Power to Acquire Shares
Bill C-10 would permit the government to acquire shares of a bank if the Minister and Governor in Council were to conclude that to do so was necessary to promote stability in the financial system. While the government holds any shares of a bank, the Minister may impose terms and conditions: for the compensation of senior officers; on the payment of dividends; and on the bank’s lending policies and practices. The Minister may also appoint or remove any senior officer. The continued holding of the shares must be reviewed no later than the second anniversary of the investment.
The government also has the power to suspend the operation of any provision of the Bank Act applicable to a bank under the Bill. This change will also be added to the Trust and Loan Companies Act and the Insurance Companies Act.
Further Safeguards for Financial Stability
The government proposes that the Canada Deposit Insurance Corporation (CDIC) will receive the following:
- the power to establish a bridge institution wholly owned by the CDIC where a CDIC member is no longer viable. Rather than proceeding with a liquidation or sale of the troubled institution, the CDIC would transfer the “good” assets of the troubled institution to the bridge institution and leave the “bad” assets behind. Then, CDIC would attempt to sell the bridge institution and the troubled institution would be wound up.

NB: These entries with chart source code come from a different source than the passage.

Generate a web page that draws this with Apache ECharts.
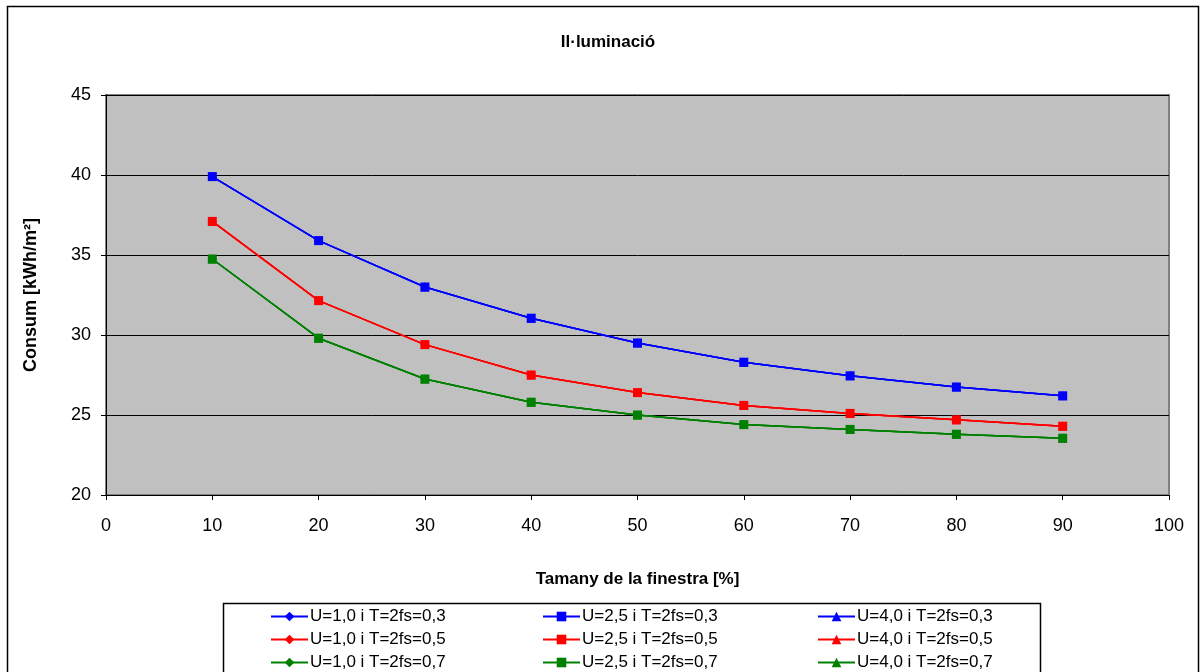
<!DOCTYPE html>
<html>
<head>
<meta charset="utf-8">
<script src="https://cdn.jsdelivr.net/npm/echarts@6/dist/echarts.min.js"></script>
<style>
  html, body { margin: 0; padding: 0; background: #fff; }
  #chart { width: 1200px; height: 672px; }
</style>
</head>
<body>
<div id="chart"></div>
<script>
    // dades llegides del gràfic
    var xValues = [10, 20, 30, 40, 50, 60, 70, 80, 90];
    var consumT03 = [39.9, 35.9, 33.0, 31.05, 29.5, 28.3, 27.45, 26.75, 26.2];
    var consumT05 = [37.1, 32.15, 29.4, 27.5, 26.4, 25.6, 25.1, 24.7, 24.3];
    var consumT07 = [34.75, 29.8, 27.25, 25.8, 25.0, 24.4, 24.1, 23.8, 23.55];
    var uLabels = ['1,0', '2,5', '4,0'];
    var tLabels = ['0,3', '0,5', '0,7'];
    var uSymbols = ['diamond', 'rect', 'triangle'];
    var tColors = ['#0000FF', '#FF0000', '#008000'];
    var tData = [consumT03, consumT05, consumT07];

    var series = [];
    var legendCols = [[], [], []];
    for (var t = 0; t < 3; t++) {
        for (var u = 0; u < 3; u++) {
            var name = 'U=' + uLabels[u] + ' i T=2fs=' + tLabels[t];
            legendCols[u].push(name);
            var pts = [];
            for (var i = 0; i < xValues.length; i++) {
                pts.push([xValues[i], tData[t][i]]);
            }
            series.push({
                name: name,
                type: 'line',
                data: pts,
                symbol: uSymbols[u],
                symbolSize: 9,
                z: u == 1 ? 5 : 2,
                lineStyle: { color: tColors[t], width: 1.5 },
                itemStyle: { color: tColors[t] },
                emphasis: { disabled: true },
                animation: false
            });
        }
    }

    function makeLegend(col, left) {
        return {
            orient: 'vertical',
            left: left,
            top: 608,
            padding: 0,
            height: 66,
            itemWidth: 37,
            itemHeight: 12,
            itemGap: 6,
            data: legendCols[col],
            textStyle: { fontFamily: 'Liberation Sans', fontSize: 17, color: '#000', padding: [0, 0, 0, -3] },
            selectedMode: false
        };
    }

    var option = {
        backgroundColor: '#fff',
        animation: false,
        title: {
            text: 'Il·luminació',
            left: 603,
            textAlign: 'center',
            top: 29,
            textStyle: { fontFamily: 'Liberation Sans', fontSize: 17, fontWeight: 'bold', color: '#000' }
        },
        graphic: [
            { type: 'rect', shape: { x: 7.5, y: 6.5, width: 1191, height: 680 },
              style: { fill: null, stroke: '#000', lineWidth: 1.5 }, silent: true, z: -1 },
            { type: 'rect', shape: { x: 223.5, y: 603.5, width: 817, height: 80 },
              style: { fill: '#fff', stroke: '#000', lineWidth: 1.5 }, silent: true, z: -1 }
        ],
        legend: [makeLegend(0, 270), makeLegend(1, 542), makeLegend(2, 817)],
        grid: {
            left: 106, top: 95, right: 31, bottom: 177,
            show: true, backgroundColor: '#C0C0C0', borderColor: '#808080', borderWidth: 2
        },
        xAxis: {
            type: 'value',
            min: 0, max: 100, interval: 10,
            name: 'Tamany de la finestra [%]',
            nameLocation: 'middle',
            nameGap: 76,
            nameTextStyle: { fontFamily: 'Liberation Sans', fontSize: 17, fontWeight: 'bold', color: '#000' },
            axisLine: { lineStyle: { color: '#000', width: 1 } },
            axisTick: { show: true, length: 5, lineStyle: { color: '#000' } },
            axisLabel: { fontFamily: 'Liberation Sans', fontSize: 18, color: '#000', margin: 22 },
            splitLine: { show: false }
        },
        yAxis: {
            type: 'value',
            min: 20, max: 45, interval: 5,
            name: 'Consum [kWh/m²]',
            nameLocation: 'middle',
            nameGap: 66,
            nameTextStyle: { fontFamily: 'Liberation Sans', fontSize: 18, fontWeight: 'bold', color: '#000' },
            axisLine: { show: true, lineStyle: { color: '#000', width: 1 } },
            axisTick: { show: true, length: 5, lineStyle: { color: '#000' } },
            axisLabel: { fontFamily: 'Liberation Sans', fontSize: 18, color: '#000', margin: 15 },
            splitLine: { show: true, lineStyle: { color: '#000', width: 1 } }
        },
        series: series
    };

    var myChart = echarts.init(document.getElementById('chart'));
    myChart.setOption(option);
</script>
</body>
</html>
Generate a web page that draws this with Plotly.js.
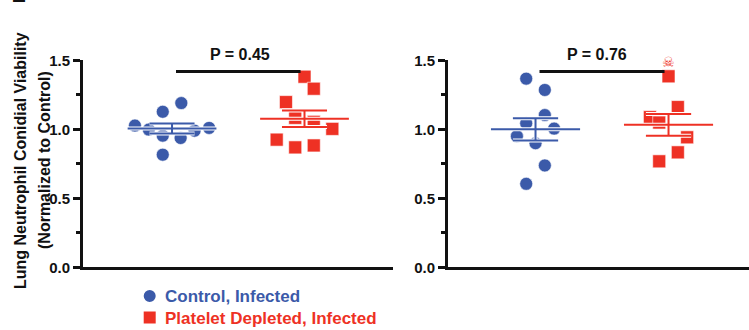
<!DOCTYPE html>
<html>
<head>
<meta charset="utf-8">
<script src="https://cdn.plot.ly/plotly-3.0.1.min.js"></script>
<style>
  html, body { margin: 0; padding: 0; background: #fff; }
  #chart { width: 749px; height: 330px; }
</style>
</head>
<body>
<div id="chart"></div>
<script>
// Group names (legend)
const groupNames = ['Control, Infected', 'Platelet Depleted, Infected'];
const yTickVals = [0, 0.5, 1.0, 1.5];
const yTickText = ['0.0', '0.5', '1.0', '1.5'];
const pLabels = ['P = 0.45', 'P = 0.76'];

// Panel A: normalized viability per animal
const ctrlA = [1.027, 1.127, 1.19, 0.998, 0.954, 0.937, 0.99, 1.01, 0.816];
const pltA  = [1.381, 1.294, 1.197, 1.083, 1.054, 1.003, 0.925, 0.869, 0.883];
// Panel B: normalized viability per animal
const ctrlB = [1.367, 1.285, 1.103, 1.044, 1.005, 0.95, 0.899, 0.738, 0.605];
const pltB  = [1.384, 1.161, 1.088, 1.049, 0.942, 0.833, 0.768];

// Horizontal scatter offsets so overlapping dots stay visible
const ctrlAJitter = [-0.28, -0.07, 0.07, -0.175, -0.07, 0.065, 0.17, 0.28, -0.07];
const pltAJitter  = [0.0, 0.07, -0.14, -0.07, 0.07, 0.21, -0.21, -0.07, 0.07];
const ctrlBJitter = [-0.07, 0.07, 0.07, -0.07, 0.14, -0.14, 0, 0.07, -0.07];
const pltBJitter  = [0, 0.07, -0.14, -0.07, 0.14, 0.07, -0.07];

const BLUE = '#3b5aa9';
const RED = '#ee3124';
const FONT = 'Liberation Sans, Arial, Helvetica, sans-serif';
const W = 749, H = 330;
const px = v => v / W;             // pixel -> paper x
const py = v => (H - v) / H;       // pixel -> paper y

function mean(a) { return a.reduce((s, v) => s + v, 0) / a.length; }
function sem(a) {
  const m = mean(a);
  const v = a.reduce((s, x) => s + (x - m) * (x - m), 0) / (a.length - 1);
  return Math.sqrt(v / a.length);
}

function dots(vals, jit, center, color, symbol, xa, ya) {
  return {
    type: 'scatter', mode: 'markers', xaxis: xa, yaxis: ya,
    x: vals.map((_, i) => center + jit[i]), y: vals,
    marker: { color: color, symbol: symbol, size: 13,
              line: { color: '#ffffff', width: 0.6 } },
    cliponaxis: false, showlegend: false, hoverinfo: 'y'
  };
}

// Mean line with SEM whiskers
function meanSem(vals, center, color, xa, ya) {
  const m = mean(vals), s = sem(vals);
  const hw = 0.335, cw = 0.17;
  const x = [center - hw, center + hw, null, center, center, null,
             center - cw, center + cw, null, center - cw, center + cw];
  const y = [m, m, null, m - s, m + s, null, m + s, m + s, null, m - s, m - s];
  return [
    { type: 'scatter', mode: 'lines', xaxis: xa, yaxis: ya, x: x, y: y,
      line: { color: '#ffffff', width: 4 }, showlegend: false, hoverinfo: 'skip', cliponaxis: false },
    { type: 'scatter', mode: 'lines', xaxis: xa, yaxis: ya, x: x, y: y,
      line: { color: color, width: 2 }, showlegend: false, hoverinfo: 'skip', cliponaxis: false }
  ];
}

const traces = [
  dots(ctrlA, ctrlAJitter, 0, BLUE, 'circle', 'x', 'y'),
  dots(pltA, pltAJitter, 1, RED, 'square', 'x', 'y'),
  ...meanSem(ctrlA, 0, BLUE, 'x', 'y'),
  ...meanSem(pltA, 1, RED, 'x', 'y'),
  dots(ctrlB, ctrlBJitter, 0, BLUE, 'circle', 'x2', 'y2'),
  dots(pltB, pltBJitter, 1, RED, 'square', 'x2', 'y2'),
  ...meanSem(ctrlB, 0, BLUE, 'x2', 'y2'),
  ...meanSem(pltB, 1, RED, 'x2', 'y2')
];

const yDomain = [py(267.3), py(60.3)];
function yAxis(anchor) {
  return {
    domain: yDomain, range: [0, 1.5], anchor: anchor,
    showline: true, linecolor: '#111', linewidth: 3,
    showgrid: false, zeroline: false,
    ticks: 'outside', ticklen: 7, tickwidth: 3, tickcolor: '#111',
    tickvals: yTickVals, ticktext: yTickText,
    tickfont: { family: FONT, size: 15, color: '#111', weight: 'bold' },
    minor: { ticks: 'outside', ticklen: 4, tickwidth: 3, tickcolor: '#111',
             tickvals: [0.25, 0.75, 1.25], showgrid: false }
  };
}
function xAxis(domain, range, anchor) {
  return {
    domain: domain, range: range, anchor: anchor,
    showline: true, linecolor: '#111', linewidth: 3,
    showgrid: false, zeroline: false, showticklabels: false, ticks: ''
  };
}

const bold = (size, color) => ({ family: FONT, size: size, color: color, weight: 'bold' });

const annotations = [
  { xref: 'paper', yref: 'paper', x: px(240), y: py(54), text: pLabels[0], showarrow: false,
    font: bold(16, '#111'), xanchor: 'center', yanchor: 'middle' },
  { xref: 'paper', yref: 'paper', x: px(596.5), y: py(54), text: pLabels[1], showarrow: false,
    font: bold(16, '#111'), xanchor: 'center', yanchor: 'middle' },
  // death marker above the top square in panel B
  { xref: 'x2', yref: 'y2', x: 1, y: 1.49, text: '\u2620', showarrow: false,
    font: { family: 'DejaVu Sans', size: 14, color: RED }, xanchor: 'center', yanchor: 'middle' },
  // y-axis title, two lines
  { xref: 'paper', yref: 'paper', x: px(20), y: py(161), text: 'Lung Neutrophil Conidial Viability',
    textangle: -90, showarrow: false, font: bold(16, '#111'), xanchor: 'center', yanchor: 'middle' },
  { xref: 'paper', yref: 'paper', x: px(44), y: py(160), text: '(Normalized to Control)',
    textangle: -90, showarrow: false, font: bold(16, '#111'), xanchor: 'center', yanchor: 'middle' },
  // tail of the title from the panel above
  { xref: 'paper', yref: 'paper', x: px(20), y: py(-2), text: 'L',
    textangle: -90, showarrow: false, font: bold(16, '#111'), xanchor: 'center', yanchor: 'middle' },
  // legend labels
  { xref: 'paper', yref: 'paper', x: px(163), y: py(296), text: groupNames[0], showarrow: false,
    font: bold(17, BLUE), xanchor: 'left', yanchor: 'middle' },
  { xref: 'paper', yref: 'paper', x: px(163), y: py(318), text: groupNames[1], showarrow: false,
    font: bold(17, RED), xanchor: 'left', yanchor: 'middle' }
];

const shapes = [
  { type: 'line', xref: 'x', yref: 'y', x0: 0.03, x1: 0.97, y0: 1.418, y1: 1.418,
    line: { color: '#111', width: 3 } },
  { type: 'line', xref: 'x2', yref: 'y2', x0: 0.03, x1: 0.97, y0: 1.418, y1: 1.418,
    line: { color: '#111', width: 3 } },
  // legend symbols
  { type: 'circle', xref: 'paper', yref: 'paper', x0: px(143.7), x1: px(155.7), y0: py(302), y1: py(290),
    fillcolor: BLUE, line: { width: 0 } },
  { type: 'rect', xref: 'paper', yref: 'paper', x0: px(143.7), x1: px(155.7), y0: py(323.5), y1: py(311.5),
    fillcolor: RED, line: { width: 0 } }
];

const layout = {
  width: W, height: H,
  margin: { l: 0, r: 0, t: 0, b: 0, pad: 0 },
  paper_bgcolor: '#ffffff', plot_bgcolor: '#ffffff',
  showlegend: false,
  xaxis: xAxis([px(83), px(393)], [-0.672, 1.668], 'y'),
  yaxis: yAxis('x'),
  xaxis2: xAxis([px(448), 1], [-0.658, 1.605], 'y2'),
  yaxis2: yAxis('x2'),
  annotations: annotations,
  shapes: shapes
};

Plotly.newPlot('chart', traces, layout, { displayModeBar: false, staticPlot: true });
</script>
</body>
</html>
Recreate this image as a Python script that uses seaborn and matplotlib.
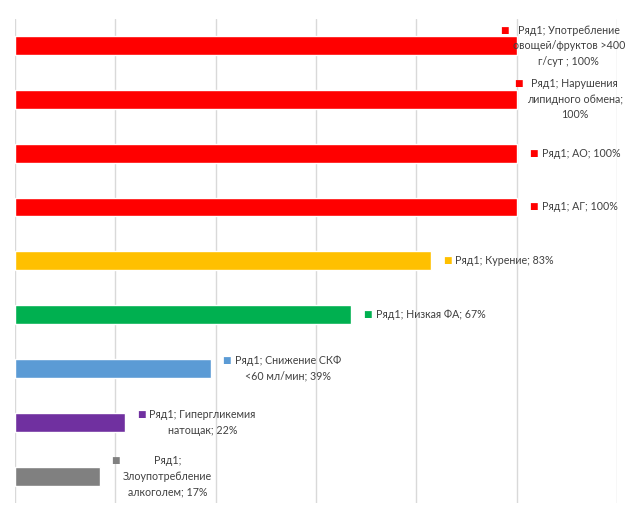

Coupled with the third bullet below, this measure could ensure continued employment or the continued presence of a particular institution;
- an increase in its borrowing limit from $6 billion to $15 billion (with further escalation in the future) to reflect the growth of insured deposits;
- the authority to request the Governor in Council allow CDIC to resolve a failure in ways that may not result in a lowest-cost solution to CDIC;
- the authority to request that the Minister direct CDIC to take specific action to prevent adverse effects on financial stability;
- the power to hold or own shares in its member institutions, subject to the approval of the Minister, where this would promote the stability of the financial system in Canada;
- greater flexibility in the timing of examinations made in preparation for possible remedial actions (currently, failure must be imminent).
The government is proposing to designate the new Tax-Free Savings Accounts as a separate category of deposit insurable by CDIC and, therefore, subject to their own separate $100,000 insurance limit.
The government will honour its G20 commitment to implement reform in five broad areas to address the causes and weaknesses that led to the market turmoil:
- strengthening transparency and accountability;
- enhancing sound regulation;
- promoting integrity in financial markets;
- reinforcing international cooperation; and
- reforming international financial institutions.
The government will be making recommendations to support a “macroprudential orientation” for regulatory frameworks, taking a system-wide view of how government regulation and other interventions in the financial sector affect business cycles and the broader economy.
Other Measures to Strengthen Canada’s Financial System
Since 1992, the government has included a sunset provision in federal financial services legislation requiring that the legislation be reviewed by Parliament and re-enacted every five years. While the current legislation is set to expire in April 2012, the government intends to make technical and consequential amendments to “improve the financial sector framework” and to keep it in line with international measures directed towards upholding global security, including measures that safeguard the financial system from illicit financing. No specific measures were included in Bill C-10 suggesting that further legislation may be forthcoming.